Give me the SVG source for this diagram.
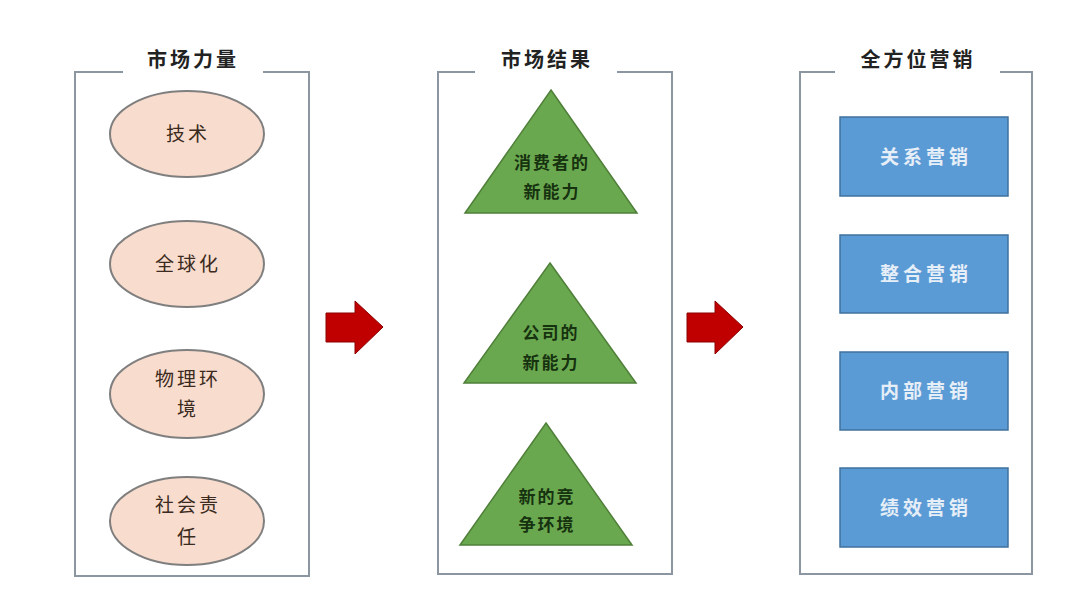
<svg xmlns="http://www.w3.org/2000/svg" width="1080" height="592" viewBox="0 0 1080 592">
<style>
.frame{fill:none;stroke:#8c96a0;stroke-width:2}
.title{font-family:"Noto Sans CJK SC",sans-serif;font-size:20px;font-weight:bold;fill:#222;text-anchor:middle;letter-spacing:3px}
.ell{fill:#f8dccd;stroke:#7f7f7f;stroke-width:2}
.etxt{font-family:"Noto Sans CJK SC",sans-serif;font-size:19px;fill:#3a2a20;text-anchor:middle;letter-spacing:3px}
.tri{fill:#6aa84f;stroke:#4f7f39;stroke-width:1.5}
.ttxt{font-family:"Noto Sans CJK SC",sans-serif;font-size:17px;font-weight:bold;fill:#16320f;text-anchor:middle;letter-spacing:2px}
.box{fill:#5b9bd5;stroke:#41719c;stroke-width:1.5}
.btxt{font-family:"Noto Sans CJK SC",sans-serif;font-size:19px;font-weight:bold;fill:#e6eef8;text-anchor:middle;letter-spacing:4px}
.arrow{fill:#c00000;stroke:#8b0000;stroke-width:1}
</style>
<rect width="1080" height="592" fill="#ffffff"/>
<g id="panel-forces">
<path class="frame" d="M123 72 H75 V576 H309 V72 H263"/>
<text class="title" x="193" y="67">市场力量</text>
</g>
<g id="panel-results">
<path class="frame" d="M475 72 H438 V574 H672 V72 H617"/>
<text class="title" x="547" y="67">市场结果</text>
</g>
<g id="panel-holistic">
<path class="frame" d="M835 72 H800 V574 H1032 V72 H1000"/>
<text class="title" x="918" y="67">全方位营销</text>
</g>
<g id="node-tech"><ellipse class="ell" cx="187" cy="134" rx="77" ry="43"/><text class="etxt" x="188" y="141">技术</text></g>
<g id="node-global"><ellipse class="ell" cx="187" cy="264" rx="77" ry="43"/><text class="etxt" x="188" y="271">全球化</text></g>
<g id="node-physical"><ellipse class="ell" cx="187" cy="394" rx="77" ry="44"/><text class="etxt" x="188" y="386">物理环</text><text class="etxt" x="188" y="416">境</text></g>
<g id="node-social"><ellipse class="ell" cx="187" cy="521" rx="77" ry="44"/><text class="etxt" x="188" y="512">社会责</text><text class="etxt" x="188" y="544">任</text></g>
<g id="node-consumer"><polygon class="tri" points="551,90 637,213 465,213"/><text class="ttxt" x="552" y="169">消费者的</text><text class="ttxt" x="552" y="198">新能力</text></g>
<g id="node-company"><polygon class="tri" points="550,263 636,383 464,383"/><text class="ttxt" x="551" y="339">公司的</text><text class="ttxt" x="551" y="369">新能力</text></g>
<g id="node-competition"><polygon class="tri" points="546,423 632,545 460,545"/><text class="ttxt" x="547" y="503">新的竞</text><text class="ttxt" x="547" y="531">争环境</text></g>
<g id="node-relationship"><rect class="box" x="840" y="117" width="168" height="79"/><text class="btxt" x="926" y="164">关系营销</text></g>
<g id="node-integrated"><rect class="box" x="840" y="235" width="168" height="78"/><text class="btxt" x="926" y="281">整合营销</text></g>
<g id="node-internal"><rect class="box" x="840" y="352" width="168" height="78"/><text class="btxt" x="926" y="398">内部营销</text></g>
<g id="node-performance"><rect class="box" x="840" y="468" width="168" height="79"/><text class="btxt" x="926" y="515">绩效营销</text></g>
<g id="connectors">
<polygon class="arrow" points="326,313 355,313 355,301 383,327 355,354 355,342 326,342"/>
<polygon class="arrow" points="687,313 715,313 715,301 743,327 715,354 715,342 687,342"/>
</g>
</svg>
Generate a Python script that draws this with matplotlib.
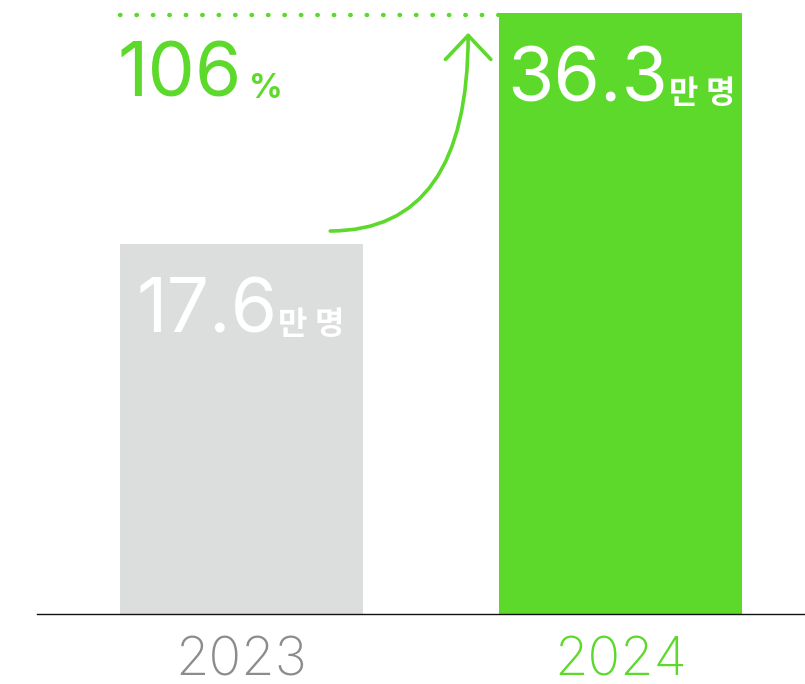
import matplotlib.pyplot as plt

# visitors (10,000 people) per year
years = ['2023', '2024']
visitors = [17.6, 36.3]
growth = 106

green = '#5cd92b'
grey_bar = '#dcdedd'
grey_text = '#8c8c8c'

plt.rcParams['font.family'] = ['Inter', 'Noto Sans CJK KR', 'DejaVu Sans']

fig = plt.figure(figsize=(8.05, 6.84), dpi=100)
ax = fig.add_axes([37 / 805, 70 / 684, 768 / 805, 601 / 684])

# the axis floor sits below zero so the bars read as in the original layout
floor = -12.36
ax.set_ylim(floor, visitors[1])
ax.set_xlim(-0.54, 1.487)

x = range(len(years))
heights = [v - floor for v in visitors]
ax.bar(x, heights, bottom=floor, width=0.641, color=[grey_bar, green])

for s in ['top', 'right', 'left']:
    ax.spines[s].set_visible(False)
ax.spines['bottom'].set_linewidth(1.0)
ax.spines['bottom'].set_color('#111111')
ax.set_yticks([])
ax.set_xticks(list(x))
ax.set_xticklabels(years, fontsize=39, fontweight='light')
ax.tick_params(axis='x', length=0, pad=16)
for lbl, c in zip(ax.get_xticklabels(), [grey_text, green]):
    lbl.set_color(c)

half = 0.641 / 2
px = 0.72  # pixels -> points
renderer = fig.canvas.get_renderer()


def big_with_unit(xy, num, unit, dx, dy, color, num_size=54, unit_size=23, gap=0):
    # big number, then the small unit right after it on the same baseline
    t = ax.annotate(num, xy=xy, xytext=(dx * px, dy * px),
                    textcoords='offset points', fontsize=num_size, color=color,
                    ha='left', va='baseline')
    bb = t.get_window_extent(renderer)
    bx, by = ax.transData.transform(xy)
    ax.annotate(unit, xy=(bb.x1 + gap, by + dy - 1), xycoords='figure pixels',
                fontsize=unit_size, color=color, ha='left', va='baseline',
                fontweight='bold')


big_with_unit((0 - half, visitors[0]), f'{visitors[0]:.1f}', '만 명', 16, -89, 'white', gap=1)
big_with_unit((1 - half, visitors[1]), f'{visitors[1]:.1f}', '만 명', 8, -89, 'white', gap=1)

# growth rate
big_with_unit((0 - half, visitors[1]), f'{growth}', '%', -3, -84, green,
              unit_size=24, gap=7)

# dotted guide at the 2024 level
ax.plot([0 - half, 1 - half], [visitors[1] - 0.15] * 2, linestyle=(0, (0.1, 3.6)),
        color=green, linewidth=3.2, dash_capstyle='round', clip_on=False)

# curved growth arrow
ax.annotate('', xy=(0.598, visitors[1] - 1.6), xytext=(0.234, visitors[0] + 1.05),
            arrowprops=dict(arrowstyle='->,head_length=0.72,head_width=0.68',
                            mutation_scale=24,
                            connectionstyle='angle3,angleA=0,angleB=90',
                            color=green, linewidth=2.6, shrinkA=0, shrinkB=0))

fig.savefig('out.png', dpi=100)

* * * * * * * * *

[Request] Leave out the pictures and transcribe exactly the lines from the one containing "Generate a Python" through the one containing "width=0.641, color=[grey_bar, green])".

[The reply]
Generate a Python script that draws this with matplotlib.
import matplotlib.pyplot as plt

# visitors (10,000 people) per year
years = ['2023', '2024']
visitors = [17.6, 36.3]
growth = 106

green = '#5cd92b'
grey_bar = '#dcdedd'
grey_text = '#8c8c8c'

plt.rcParams['font.family'] = ['Inter', 'Noto Sans CJK KR', 'DejaVu Sans']

fig = plt.figure(figsize=(8.05, 6.84), dpi=100)
ax = fig.add_axes([37 / 805, 70 / 684, 768 / 805, 601 / 684])

# the axis floor sits below zero so the bars read as in the original layout
floor = -12.36
ax.set_ylim(floor, visitors[1])
ax.set_xlim(-0.54, 1.487)

x = range(len(years))
heights = [v - floor for v in visitors]
ax.bar(x, heights, bottom=floor, width=0.641, color=[grey_bar, green])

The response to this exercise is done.